_WORK TO DO_
Copy the lines below as they are; omit the images they contain.

_RAW DATA_
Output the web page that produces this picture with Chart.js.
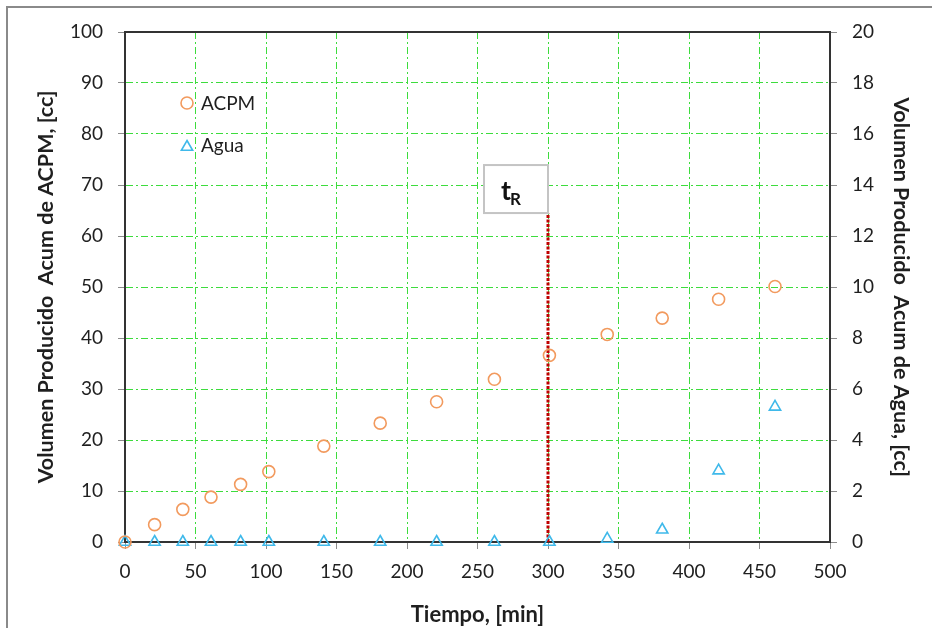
<!DOCTYPE html>
<html>
<head>
<meta charset="utf-8">
<script src="https://cdn.jsdelivr.net/npm/chart.js@4.4.0/dist/chart.umd.min.js"></script>
<style>
  html, body { margin: 0; padding: 0; background: #fff; }
  #wrap { position: relative; width: 932px; height: 628px; }
</style>
</head>
<body>
<div id="wrap"><canvas id="chart" width="932" height="628"></canvas></div>
<script>
// time [min]
const tiempo = [0, 21, 41, 61, 82, 102, 141, 181, 221, 262, 301, 342, 381, 421, 461];
// cumulative volumes [cc]
const acpm = [0, 3.4, 6.4, 8.8, 11.3, 13.8, 18.8, 23.3, 27.5, 31.9, 36.6, 40.7, 43.9, 47.6, 50.1];
const agua = [0, 0, 0, 0, 0, 0, 0, 0, 0, 0, 0, 0.12, 0.48, 2.8, 5.3];
// breakthrough time marker
const tR = 300;
const tRTop = 64.5;

const FONT = "Lato, 'Open Sans', sans-serif";
const gridGreen = '#3ddc3d';
const tickGray = '#8c8c8c';
const axisDark = '#333333';
const textDark = '#1f1f1f';

const pts = (ys) => tiempo.map((t, i) => ({ x: t, y: ys[i] }));

const decor = {
  id: 'decor',
  beforeDraw(chart) {
    const ctx = chart.ctx;
    ctx.save();
    ctx.fillStyle = '#fff';
    ctx.fillRect(0, 0, chart.width, chart.height);
    // outer frame (top / left edges)
    ctx.fillStyle = '#8a8a8a';
    ctx.fillRect(6, 6, 2, chart.height);
    ctx.fillRect(6, 6, chart.width, 2);
    ctx.restore();
  },
  beforeDatasetsDraw(chart) {
    const { ctx, chartArea: a } = chart;
    ctx.save();
    ctx.strokeStyle = axisDark;
    ctx.lineWidth = 2;
    ctx.beginPath();
    ctx.moveTo(a.left - 1, a.top);
    ctx.lineTo(a.right + 1, a.top);
    ctx.stroke();
    ctx.restore();
  },
  afterDatasetsDraw(chart) {
    const { ctx, chartArea: a, scales } = chart;
    ctx.save();
    // tR label box
    const r = scales.x.getPixelForValue(tR);
    const b = scales.y.getPixelForValue(tRTop);
    ctx.fillStyle = '#fff';
    ctx.fillRect(r - 64, b - 48, 64, 48);
    ctx.strokeStyle = '#c4c4c4';
    ctx.lineWidth = 2;
    ctx.strokeRect(r - 64, b - 48, 64, 48);
    ctx.fillStyle = '#111';
    ctx.textBaseline = 'alphabetic';
    ctx.font = 'bold 27px ' + FONT;
    ctx.fillText('t', r - 47, b - 13);
    ctx.font = 'bold 17px ' + FONT;
    ctx.fillText('R', r - 38, b - 8);

    // legend inside the plot
    const items = chart.data.datasets.slice(0, 2);
    items.forEach((ds, i) => {
      const cx = a.left + 62;
      const cy = a.top + 71 + i * 44;
      ctx.strokeStyle = ds.borderColor;
      ctx.lineWidth = ds.borderWidth;
      ctx.beginPath();
      if (ds.pointStyle === 'circle') {
        ctx.arc(cx, cy, ds.pointRadius, 0, Math.PI * 2);
      } else {
        const rr = ds.pointRadius;
        ctx.moveTo(cx, cy - rr);
        ctx.lineTo(cx + rr * Math.sin(Math.PI * 2 / 3), cy + rr * 0.5);
        ctx.lineTo(cx - rr * Math.sin(Math.PI * 2 / 3), cy + rr * 0.5);
        ctx.closePath();
      }
      ctx.stroke();
      ctx.fillStyle = textDark;
      ctx.font = '19px ' + FONT;
      ctx.textBaseline = 'middle';
      ctx.fillText(ds.label, cx + 14, cy + (i === 1 ? -1 : 1));
    });
    ctx.restore();
  }
};

new Chart(document.getElementById('chart').getContext('2d'), {
  type: 'scatter',
  data: {
    datasets: [
      {
        label: 'ACPM',
        data: pts(acpm),
        yAxisID: 'y',
        pointStyle: 'circle',
        pointRadius: 6,
        borderColor: '#f29a5e',
        backgroundColor: 'rgba(0,0,0,0)',
        borderWidth: 1.6,
        clip: false
      },
      {
        label: 'Agua',
        data: pts(agua),
        yAxisID: 'y1',
        pointStyle: 'triangle',
        pointRadius: 6.5,
        borderColor: '#3fb9ea',
        backgroundColor: 'rgba(0,0,0,0)',
        borderWidth: 1.6,
        clip: false
      },
      {
        label: 'tR',
        type: 'line',
        data: [{ x: tR, y: 0 }, { x: tR, y: tRTop }],
        yAxisID: 'y',
        borderColor: '#c00000',
        borderWidth: 3,
        borderDash: [3, 1.5],
        pointRadius: 0,
        fill: false,
        clip: false
      }
    ]
  },
  options: {
    responsive: false,
    animation: false,
    layout: { padding: { top: 32, left: 0, right: 0, bottom: 0 } },
    plugins: {
      legend: { display: false },
      tooltip: { enabled: false }
    },
    scales: {
      x: {
        type: 'linear',
        min: 0,
        max: 500,
        ticks: { stepSize: 50, color: textDark, font: { family: FONT, size: 19 }, padding: 11 },
        grid: { color: gridGreen, lineWidth: 1, tickColor: tickGray, tickLength: 7, tickBorderDash: [] },
        border: { color: axisDark, width: 2, dash: [7, 3, 2, 3] },
        title: { display: true, text: 'Tiempo, [min]', color: textDark, font: { family: FONT, size: 22, weight: 'bold' }, padding: { top: 8, bottom: 0 } },
        afterFit(s) { s.height = 86; }
      },
      y: {
        position: 'left',
        min: 0,
        max: 100,
        ticks: { stepSize: 10, color: textDark, font: { family: FONT, size: 19 }, padding: 15 },
        grid: { color: gridGreen, lineWidth: 1, tickColor: tickGray, tickLength: 7, tickBorderDash: [] },
        border: { color: axisDark, width: 2, dash: [7, 3, 2, 3] },
        title: { display: true, text: 'Volumen Producido  Acum de ACPM, [cc]', color: textDark, font: { family: FONT, size: 21.5, weight: 'bold' }, padding: { top: 33, bottom: 0 } },
        afterFit(s) { s.width = 125; }
      },
      y1: {
        position: 'right',
        min: 0,
        max: 20,
        ticks: { stepSize: 2, color: textDark, font: { family: FONT, size: 19 }, padding: 15 },
        grid: { drawOnChartArea: false, tickColor: tickGray, tickLength: 7, tickBorderDash: [] },
        border: { color: axisDark, width: 2 },
        title: { display: true, text: 'Volumen Producido  Acum de Agua, [cc]', color: textDark, font: { family: FONT, size: 21.5, weight: 'bold' }, padding: { top: 18, bottom: 0 } },
        afterFit(s) { s.width = 102; }
      }
    }
  },
  plugins: [decor]
});
</script>
</body>
</html>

_EXERCISE SOLUTION_
Output the web page that produces this picture with Chart.js.
<!DOCTYPE html>
<html>
<head>
<meta charset="utf-8">
<script src="https://cdn.jsdelivr.net/npm/chart.js@4.4.0/dist/chart.umd.min.js"></script>
<style>
  html, body { margin: 0; padding: 0; background: #fff; }
  #wrap { position: relative; width: 932px; height: 628px; }
</style>
</head>
<body>
<div id="wrap"><canvas id="chart" width="932" height="628"></canvas></div>
<script>
// time [min]
const tiempo = [0, 21, 41, 61, 82, 102, 141, 181, 221, 262, 301, 342, 381, 421, 461];
// cumulative volumes [cc]
const acpm = [0, 3.4, 6.4, 8.8, 11.3, 13.8, 18.8, 23.3, 27.5, 31.9, 36.6, 40.7, 43.9, 47.6, 50.1];
const agua = [0, 0, 0, 0, 0, 0, 0, 0, 0, 0, 0, 0.12, 0.48, 2.8, 5.3];
// breakthrough time marker
const tR = 300;
const tRTop = 64.5;

const FONT = "Lato, 'Open Sans', sans-serif";
const gridGreen = '#3ddc3d';
const tickGray = '#8c8c8c';
const axisDark = '#333333';
const textDark = '#1f1f1f';

const pts = (ys) => tiempo.map((t, i) => ({ x: t, y: ys[i] }));

const decor = {
  id: 'decor',
  beforeDraw(chart) {
    const ctx = chart.ctx;
    ctx.save();
    ctx.fillStyle = '#fff';
    ctx.fillRect(0, 0, chart.width, chart.height);
    // outer frame (top / left edges)
    ctx.fillStyle = '#8a8a8a';
    ctx.fillRect(6, 6, 2, chart.height);
    ctx.fillRect(6, 6, chart.width, 2);
    ctx.restore();
  },
  beforeDatasetsDraw(chart) {
    const { ctx, chartArea: a } = chart;
    ctx.save();
    ctx.strokeStyle = axisDark;
    ctx.lineWidth = 2;
    ctx.beginPath();
    ctx.moveTo(a.left - 1, a.top);
    ctx.lineTo(a.right + 1, a.top);
    ctx.stroke();
    ctx.restore();
  },
  afterDatasetsDraw(chart) {
    const { ctx, chartArea: a, scales } = chart;
    ctx.save();
    // tR label box
    const r = scales.x.getPixelForValue(tR);
    const b = scales.y.getPixelForValue(tRTop);
    ctx.fillStyle = '#fff';
    ctx.fillRect(r - 64, b - 48, 64, 48);
    ctx.strokeStyle = '#c4c4c4';
    ctx.lineWidth = 2;
    ctx.strokeRect(r - 64, b - 48, 64, 48);
    ctx.fillStyle = '#111';
    ctx.textBaseline = 'alphabetic';
    ctx.font = 'bold 27px ' + FONT;
    ctx.fillText('t', r - 47, b - 13);
    ctx.font = 'bold 17px ' + FONT;
    ctx.fillText('R', r - 38, b - 8);

    // legend inside the plot
    const items = chart.data.datasets.slice(0, 2);
    items.forEach((ds, i) => {
      const cx = a.left + 62;
      const cy = a.top + 71 + i * 44;
      ctx.strokeStyle = ds.borderColor;
      ctx.lineWidth = ds.borderWidth;
      ctx.beginPath();
      if (ds.pointStyle === 'circle') {
        ctx.arc(cx, cy, ds.pointRadius, 0, Math.PI * 2);
      } else {
        const rr = ds.pointRadius;
        ctx.moveTo(cx, cy - rr);
        ctx.lineTo(cx + rr * Math.sin(Math.PI * 2 / 3), cy + rr * 0.5);
        ctx.lineTo(cx - rr * Math.sin(Math.PI * 2 / 3), cy + rr * 0.5);
        ctx.closePath();
      }
      ctx.stroke();
      ctx.fillStyle = textDark;
      ctx.font = '19px ' + FONT;
      ctx.textBaseline = 'middle';
      ctx.fillText(ds.label, cx + 14, cy + (i === 1 ? -1 : 1));
    });
    ctx.restore();
  }
};

new Chart(document.getElementById('chart').getContext('2d'), {
  type: 'scatter',
  data: {
    datasets: [
      {
        label: 'ACPM',
        data: pts(acpm),
        yAxisID: 'y',
        pointStyle: 'circle',
        pointRadius: 6,
        borderColor: '#f29a5e',
        backgroundColor: 'rgba(0,0,0,0)',
        borderWidth: 1.6,
        clip: false
      },
      {
        label: 'Agua',
        data: pts(agua),
        yAxisID: 'y1',
        pointStyle: 'triangle',
        pointRadius: 6.5,
        borderColor: '#3fb9ea',
        backgroundColor: 'rgba(0,0,0,0)',
        borderWidth: 1.6,
        clip: false
      },
      {
        label: 'tR',
        type: 'line',
        data: [{ x: tR, y: 0 }, { x: tR, y: tRTop }],
        yAxisID: 'y',
        borderColor: '#c00000',
        borderWidth: 3,
        borderDash: [3, 1.5],
        pointRadius: 0,
        fill: false,
        clip: false
      }
    ]
  },
  options: {
    responsive: false,
    animation: false,
    layout: { padding: { top: 32, left: 0, right: 0, bottom: 0 } },
    plugins: {
      legend: { display: false },
      tooltip: { enabled: false }
    },
    scales: {
      x: {
        type: 'linear',
        min: 0,
        max: 500,
        ticks: { stepSize: 50, color: textDark, font: { family: FONT, size: 19 }, padding: 11 },
        grid: { color: gridGreen, lineWidth: 1, tickColor: tickGray, tickLength: 7, tickBorderDash: [] },
        border: { color: axisDark, width: 2, dash: [7, 3, 2, 3] },
        title: { display: true, text: 'Tiempo, [min]', color: textDark, font: { family: FONT, size: 22, weight: 'bold' }, padding: { top: 8, bottom: 0 } },
        afterFit(s) { s.height = 86; }
      },
      y: {
        position: 'left',
        min: 0,
        max: 100,
        ticks: { stepSize: 10, color: textDark, font: { family: FONT, size: 19 }, padding: 15 },
        grid: { color: gridGreen, lineWidth: 1, tickColor: tickGray, tickLength: 7, tickBorderDash: [] },
        border: { color: axisDark, width: 2, dash: [7, 3, 2, 3] },
        title: { display: true, text: 'Volumen Producido  Acum de ACPM, [cc]', color: textDark, font: { family: FONT, size: 21.5, weight: 'bold' }, padding: { top: 33, bottom: 0 } },
        afterFit(s) { s.width = 125; }
      },
      y1: {
        position: 'right',
        min: 0,
        max: 20,
        ticks: { stepSize: 2, color: textDark, font: { family: FONT, size: 19 }, padding: 15 },
        grid: { drawOnChartArea: false, tickColor: tickGray, tickLength: 7, tickBorderDash: [] },
        border: { color: axisDark, width: 2 },
        title: { display: true, text: 'Volumen Producido  Acum de Agua, [cc]', color: textDark, font: { family: FONT, size: 21.5, weight: 'bold' }, padding: { top: 18, bottom: 0 } },
        afterFit(s) { s.width = 102; }
      }
    }
  },
  plugins: [decor]
});
</script>
</body>
</html>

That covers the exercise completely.